Stored data =>
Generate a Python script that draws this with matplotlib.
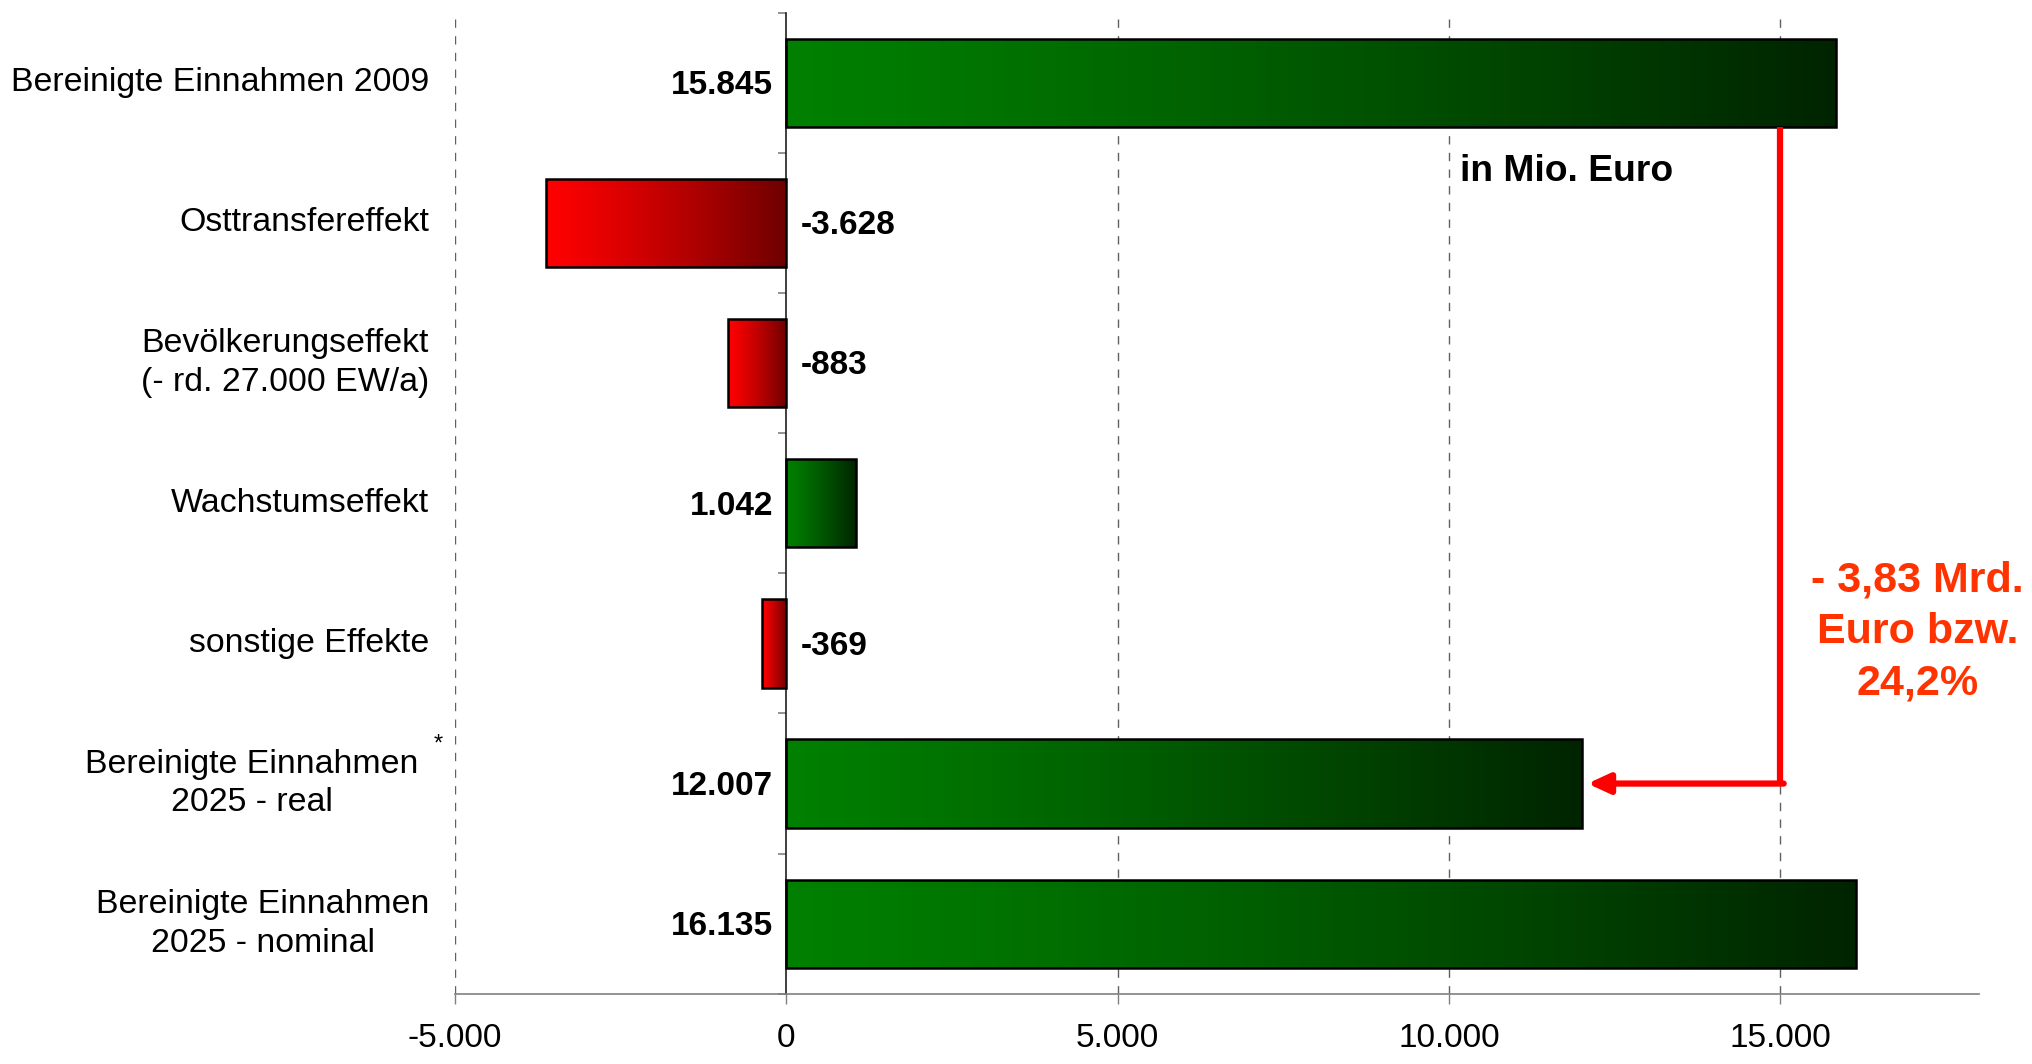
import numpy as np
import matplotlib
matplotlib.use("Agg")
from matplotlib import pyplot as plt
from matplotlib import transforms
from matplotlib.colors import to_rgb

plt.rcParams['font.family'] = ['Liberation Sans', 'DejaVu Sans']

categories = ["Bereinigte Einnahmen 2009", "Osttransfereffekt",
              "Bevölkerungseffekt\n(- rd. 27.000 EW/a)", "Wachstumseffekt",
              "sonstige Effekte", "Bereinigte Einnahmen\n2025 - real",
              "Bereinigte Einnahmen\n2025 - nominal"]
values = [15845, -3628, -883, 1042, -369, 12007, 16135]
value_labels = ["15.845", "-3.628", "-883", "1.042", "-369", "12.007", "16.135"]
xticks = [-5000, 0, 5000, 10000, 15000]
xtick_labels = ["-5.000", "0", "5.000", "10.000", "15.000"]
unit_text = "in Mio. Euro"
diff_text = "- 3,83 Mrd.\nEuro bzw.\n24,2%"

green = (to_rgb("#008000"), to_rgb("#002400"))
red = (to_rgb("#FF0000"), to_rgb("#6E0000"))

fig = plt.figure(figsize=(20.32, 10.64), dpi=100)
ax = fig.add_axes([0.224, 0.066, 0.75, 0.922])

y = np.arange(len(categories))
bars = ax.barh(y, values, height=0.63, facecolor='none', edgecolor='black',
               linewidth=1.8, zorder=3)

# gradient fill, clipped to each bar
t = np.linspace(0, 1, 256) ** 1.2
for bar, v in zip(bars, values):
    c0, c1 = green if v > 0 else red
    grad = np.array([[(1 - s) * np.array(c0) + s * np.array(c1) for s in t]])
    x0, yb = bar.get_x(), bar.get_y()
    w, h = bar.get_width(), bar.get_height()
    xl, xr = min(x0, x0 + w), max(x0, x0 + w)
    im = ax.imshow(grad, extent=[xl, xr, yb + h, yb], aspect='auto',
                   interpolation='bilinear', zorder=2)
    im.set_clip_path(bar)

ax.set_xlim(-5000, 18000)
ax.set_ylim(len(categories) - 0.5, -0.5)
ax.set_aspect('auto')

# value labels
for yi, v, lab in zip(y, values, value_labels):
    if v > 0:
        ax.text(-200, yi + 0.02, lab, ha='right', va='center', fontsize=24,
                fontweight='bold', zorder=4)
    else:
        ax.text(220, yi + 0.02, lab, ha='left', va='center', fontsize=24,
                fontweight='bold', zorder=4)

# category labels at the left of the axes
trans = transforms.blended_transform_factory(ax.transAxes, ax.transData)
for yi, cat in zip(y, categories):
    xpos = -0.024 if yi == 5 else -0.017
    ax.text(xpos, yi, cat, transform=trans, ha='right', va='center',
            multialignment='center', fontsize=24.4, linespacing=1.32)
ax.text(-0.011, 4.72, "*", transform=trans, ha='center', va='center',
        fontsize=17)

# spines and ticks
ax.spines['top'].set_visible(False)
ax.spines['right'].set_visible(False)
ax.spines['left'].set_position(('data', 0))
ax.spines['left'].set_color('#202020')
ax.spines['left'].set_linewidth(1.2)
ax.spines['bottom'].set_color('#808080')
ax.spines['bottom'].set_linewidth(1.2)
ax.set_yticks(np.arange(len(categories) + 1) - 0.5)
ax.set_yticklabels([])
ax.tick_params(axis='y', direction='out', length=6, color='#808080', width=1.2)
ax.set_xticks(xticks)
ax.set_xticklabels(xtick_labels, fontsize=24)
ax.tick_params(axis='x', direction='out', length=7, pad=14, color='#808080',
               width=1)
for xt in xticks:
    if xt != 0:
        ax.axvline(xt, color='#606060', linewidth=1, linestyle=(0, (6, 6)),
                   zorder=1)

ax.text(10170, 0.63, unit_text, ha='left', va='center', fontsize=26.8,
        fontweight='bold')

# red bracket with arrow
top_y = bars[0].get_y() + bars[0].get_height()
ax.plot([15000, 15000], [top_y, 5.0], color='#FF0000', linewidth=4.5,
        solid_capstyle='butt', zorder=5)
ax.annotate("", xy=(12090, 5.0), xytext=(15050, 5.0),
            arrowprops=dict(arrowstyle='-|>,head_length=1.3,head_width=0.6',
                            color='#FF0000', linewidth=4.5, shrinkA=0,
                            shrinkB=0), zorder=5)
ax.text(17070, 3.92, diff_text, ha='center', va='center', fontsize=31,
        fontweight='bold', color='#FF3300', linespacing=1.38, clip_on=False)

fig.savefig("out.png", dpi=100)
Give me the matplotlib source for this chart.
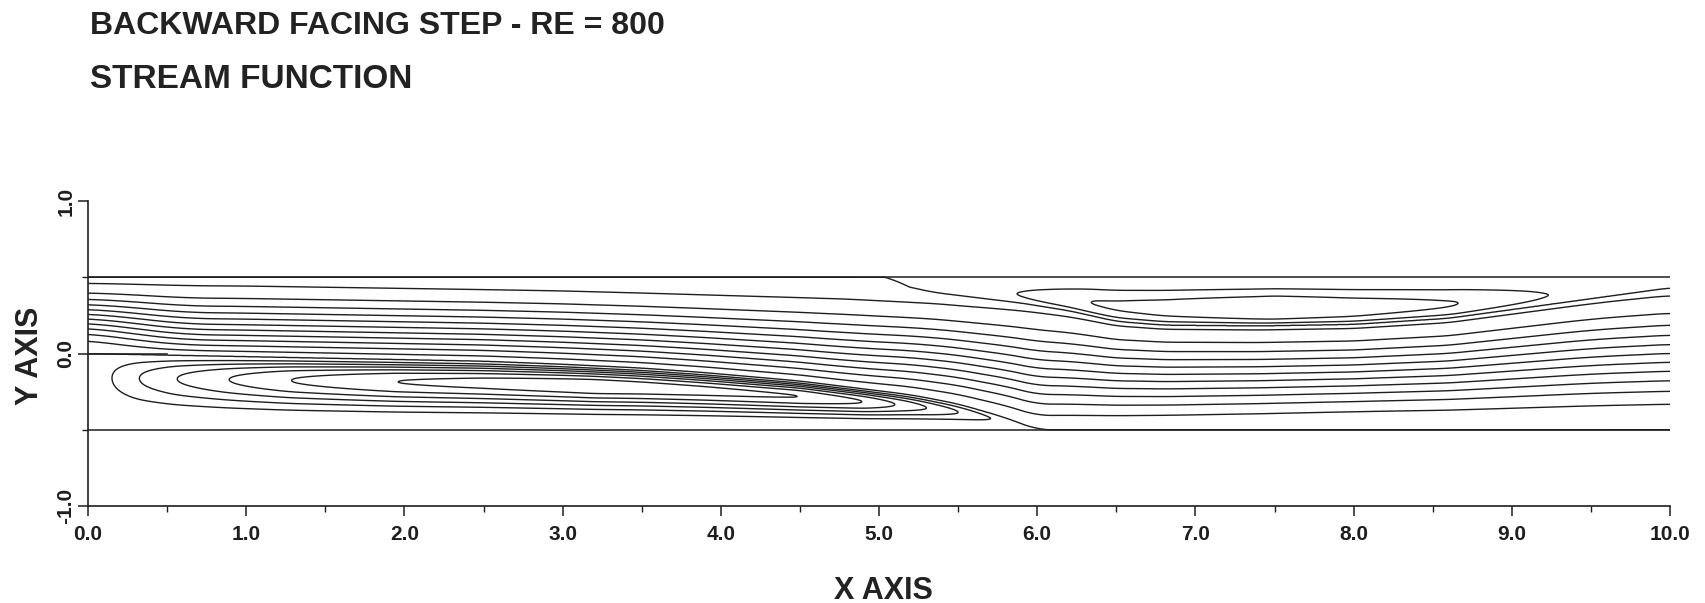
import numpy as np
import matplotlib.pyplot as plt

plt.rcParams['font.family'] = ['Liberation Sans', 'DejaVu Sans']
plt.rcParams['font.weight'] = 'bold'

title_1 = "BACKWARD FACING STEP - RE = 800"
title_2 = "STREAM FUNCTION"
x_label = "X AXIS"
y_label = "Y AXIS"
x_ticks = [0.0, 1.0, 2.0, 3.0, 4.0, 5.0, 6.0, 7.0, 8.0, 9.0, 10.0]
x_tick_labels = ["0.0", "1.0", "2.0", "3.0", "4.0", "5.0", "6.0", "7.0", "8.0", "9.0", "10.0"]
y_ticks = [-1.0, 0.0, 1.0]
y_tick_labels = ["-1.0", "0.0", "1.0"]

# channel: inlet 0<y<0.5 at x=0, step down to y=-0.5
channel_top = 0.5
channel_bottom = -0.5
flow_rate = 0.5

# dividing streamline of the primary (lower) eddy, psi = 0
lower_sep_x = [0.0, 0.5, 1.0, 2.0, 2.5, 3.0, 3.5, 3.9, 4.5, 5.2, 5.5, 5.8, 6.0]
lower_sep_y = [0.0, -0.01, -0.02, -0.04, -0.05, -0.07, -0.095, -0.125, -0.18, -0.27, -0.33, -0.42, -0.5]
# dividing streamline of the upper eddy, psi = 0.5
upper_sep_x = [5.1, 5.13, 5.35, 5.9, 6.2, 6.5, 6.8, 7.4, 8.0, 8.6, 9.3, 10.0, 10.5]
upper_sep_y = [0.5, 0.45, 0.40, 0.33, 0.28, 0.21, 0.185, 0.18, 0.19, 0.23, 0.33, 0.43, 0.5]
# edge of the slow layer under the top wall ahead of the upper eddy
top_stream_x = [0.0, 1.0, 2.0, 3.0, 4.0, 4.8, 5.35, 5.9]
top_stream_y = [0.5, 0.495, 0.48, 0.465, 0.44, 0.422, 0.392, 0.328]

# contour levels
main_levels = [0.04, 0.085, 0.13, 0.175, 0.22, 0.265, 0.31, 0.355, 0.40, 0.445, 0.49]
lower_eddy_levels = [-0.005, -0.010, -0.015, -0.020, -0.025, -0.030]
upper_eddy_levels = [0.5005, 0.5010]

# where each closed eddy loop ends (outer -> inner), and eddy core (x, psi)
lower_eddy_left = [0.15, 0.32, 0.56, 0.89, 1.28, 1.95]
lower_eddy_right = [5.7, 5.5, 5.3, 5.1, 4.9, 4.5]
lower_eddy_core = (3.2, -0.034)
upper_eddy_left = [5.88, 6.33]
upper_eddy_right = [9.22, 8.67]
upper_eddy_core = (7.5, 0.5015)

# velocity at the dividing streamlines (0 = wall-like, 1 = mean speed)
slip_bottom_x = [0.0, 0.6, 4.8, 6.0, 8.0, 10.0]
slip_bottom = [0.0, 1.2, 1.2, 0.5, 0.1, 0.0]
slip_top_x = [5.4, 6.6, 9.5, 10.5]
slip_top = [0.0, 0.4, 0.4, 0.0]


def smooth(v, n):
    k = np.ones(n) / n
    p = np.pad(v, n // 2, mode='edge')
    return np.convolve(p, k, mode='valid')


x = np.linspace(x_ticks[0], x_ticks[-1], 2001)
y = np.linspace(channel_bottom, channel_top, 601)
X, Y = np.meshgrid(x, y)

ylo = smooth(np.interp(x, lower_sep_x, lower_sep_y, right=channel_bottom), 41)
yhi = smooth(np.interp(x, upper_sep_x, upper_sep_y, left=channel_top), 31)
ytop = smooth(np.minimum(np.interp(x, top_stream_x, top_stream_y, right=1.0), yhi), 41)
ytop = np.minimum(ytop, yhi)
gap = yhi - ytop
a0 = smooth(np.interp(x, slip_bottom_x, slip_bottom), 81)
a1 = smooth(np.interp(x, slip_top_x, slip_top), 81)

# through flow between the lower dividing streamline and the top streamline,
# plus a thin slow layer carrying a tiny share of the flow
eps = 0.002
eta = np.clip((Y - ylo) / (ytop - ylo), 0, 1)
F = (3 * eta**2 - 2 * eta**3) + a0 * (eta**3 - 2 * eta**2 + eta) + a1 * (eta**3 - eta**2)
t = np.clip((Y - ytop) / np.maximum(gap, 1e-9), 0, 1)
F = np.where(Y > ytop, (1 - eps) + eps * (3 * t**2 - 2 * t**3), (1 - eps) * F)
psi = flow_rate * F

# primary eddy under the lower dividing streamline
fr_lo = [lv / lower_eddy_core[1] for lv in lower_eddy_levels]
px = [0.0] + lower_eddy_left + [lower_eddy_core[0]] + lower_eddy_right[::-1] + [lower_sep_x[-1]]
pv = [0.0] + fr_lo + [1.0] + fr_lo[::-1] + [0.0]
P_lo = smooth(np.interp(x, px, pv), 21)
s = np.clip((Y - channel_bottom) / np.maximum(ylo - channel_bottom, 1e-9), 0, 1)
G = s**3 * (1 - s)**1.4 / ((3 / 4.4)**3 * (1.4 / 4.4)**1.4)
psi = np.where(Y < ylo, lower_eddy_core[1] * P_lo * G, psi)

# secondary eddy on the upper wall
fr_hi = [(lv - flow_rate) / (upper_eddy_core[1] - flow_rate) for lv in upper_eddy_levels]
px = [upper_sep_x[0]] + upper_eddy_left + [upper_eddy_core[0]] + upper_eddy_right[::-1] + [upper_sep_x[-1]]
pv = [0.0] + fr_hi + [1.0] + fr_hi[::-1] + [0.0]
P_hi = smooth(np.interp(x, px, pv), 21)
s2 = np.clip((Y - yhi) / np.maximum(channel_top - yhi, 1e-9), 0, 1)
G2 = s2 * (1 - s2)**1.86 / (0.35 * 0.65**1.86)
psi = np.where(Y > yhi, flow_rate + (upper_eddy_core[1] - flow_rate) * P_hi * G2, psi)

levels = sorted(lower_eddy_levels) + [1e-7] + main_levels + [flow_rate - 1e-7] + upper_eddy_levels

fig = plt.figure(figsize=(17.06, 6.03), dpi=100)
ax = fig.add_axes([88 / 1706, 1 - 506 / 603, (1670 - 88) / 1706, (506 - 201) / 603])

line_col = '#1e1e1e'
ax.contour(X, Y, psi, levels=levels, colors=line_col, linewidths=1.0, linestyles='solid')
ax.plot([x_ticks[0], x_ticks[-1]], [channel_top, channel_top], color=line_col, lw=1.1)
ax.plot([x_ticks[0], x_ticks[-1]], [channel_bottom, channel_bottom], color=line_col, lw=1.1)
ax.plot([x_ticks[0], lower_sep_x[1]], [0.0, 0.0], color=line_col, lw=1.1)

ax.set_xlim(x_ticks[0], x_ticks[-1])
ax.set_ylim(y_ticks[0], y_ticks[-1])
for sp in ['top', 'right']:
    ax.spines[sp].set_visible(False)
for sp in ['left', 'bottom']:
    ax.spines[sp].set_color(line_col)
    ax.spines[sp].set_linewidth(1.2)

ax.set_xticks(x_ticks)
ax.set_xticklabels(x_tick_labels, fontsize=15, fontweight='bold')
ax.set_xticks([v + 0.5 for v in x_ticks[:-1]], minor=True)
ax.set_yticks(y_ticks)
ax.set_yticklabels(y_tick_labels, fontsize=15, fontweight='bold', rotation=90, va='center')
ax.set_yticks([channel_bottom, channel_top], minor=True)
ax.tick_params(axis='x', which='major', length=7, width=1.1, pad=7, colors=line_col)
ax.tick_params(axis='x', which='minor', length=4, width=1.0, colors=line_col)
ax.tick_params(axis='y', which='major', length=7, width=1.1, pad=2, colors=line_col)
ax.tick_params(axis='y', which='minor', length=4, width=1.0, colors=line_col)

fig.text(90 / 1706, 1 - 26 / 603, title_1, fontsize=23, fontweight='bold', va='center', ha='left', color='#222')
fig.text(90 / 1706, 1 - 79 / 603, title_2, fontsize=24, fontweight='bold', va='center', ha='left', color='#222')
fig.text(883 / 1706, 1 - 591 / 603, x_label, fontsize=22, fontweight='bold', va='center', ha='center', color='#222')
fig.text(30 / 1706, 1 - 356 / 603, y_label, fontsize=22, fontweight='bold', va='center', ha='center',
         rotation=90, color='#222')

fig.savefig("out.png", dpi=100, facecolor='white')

Task requirements =>
Keep to the lines between the line with "Give me the matplotlib source for this chart." and the line with "flow_rate = 0.5", inclusive, and transcribe them without pictures.

Solved problem =>
Give me the matplotlib source for this chart.
import numpy as np
import matplotlib.pyplot as plt

plt.rcParams['font.family'] = ['Liberation Sans', 'DejaVu Sans']
plt.rcParams['font.weight'] = 'bold'

title_1 = "BACKWARD FACING STEP - RE = 800"
title_2 = "STREAM FUNCTION"
x_label = "X AXIS"
y_label = "Y AXIS"
x_ticks = [0.0, 1.0, 2.0, 3.0, 4.0, 5.0, 6.0, 7.0, 8.0, 9.0, 10.0]
x_tick_labels = ["0.0", "1.0", "2.0", "3.0", "4.0", "5.0", "6.0", "7.0", "8.0", "9.0", "10.0"]
y_ticks = [-1.0, 0.0, 1.0]
y_tick_labels = ["-1.0", "0.0", "1.0"]

# channel: inlet 0<y<0.5 at x=0, step down to y=-0.5
channel_top = 0.5
channel_bottom = -0.5
flow_rate = 0.5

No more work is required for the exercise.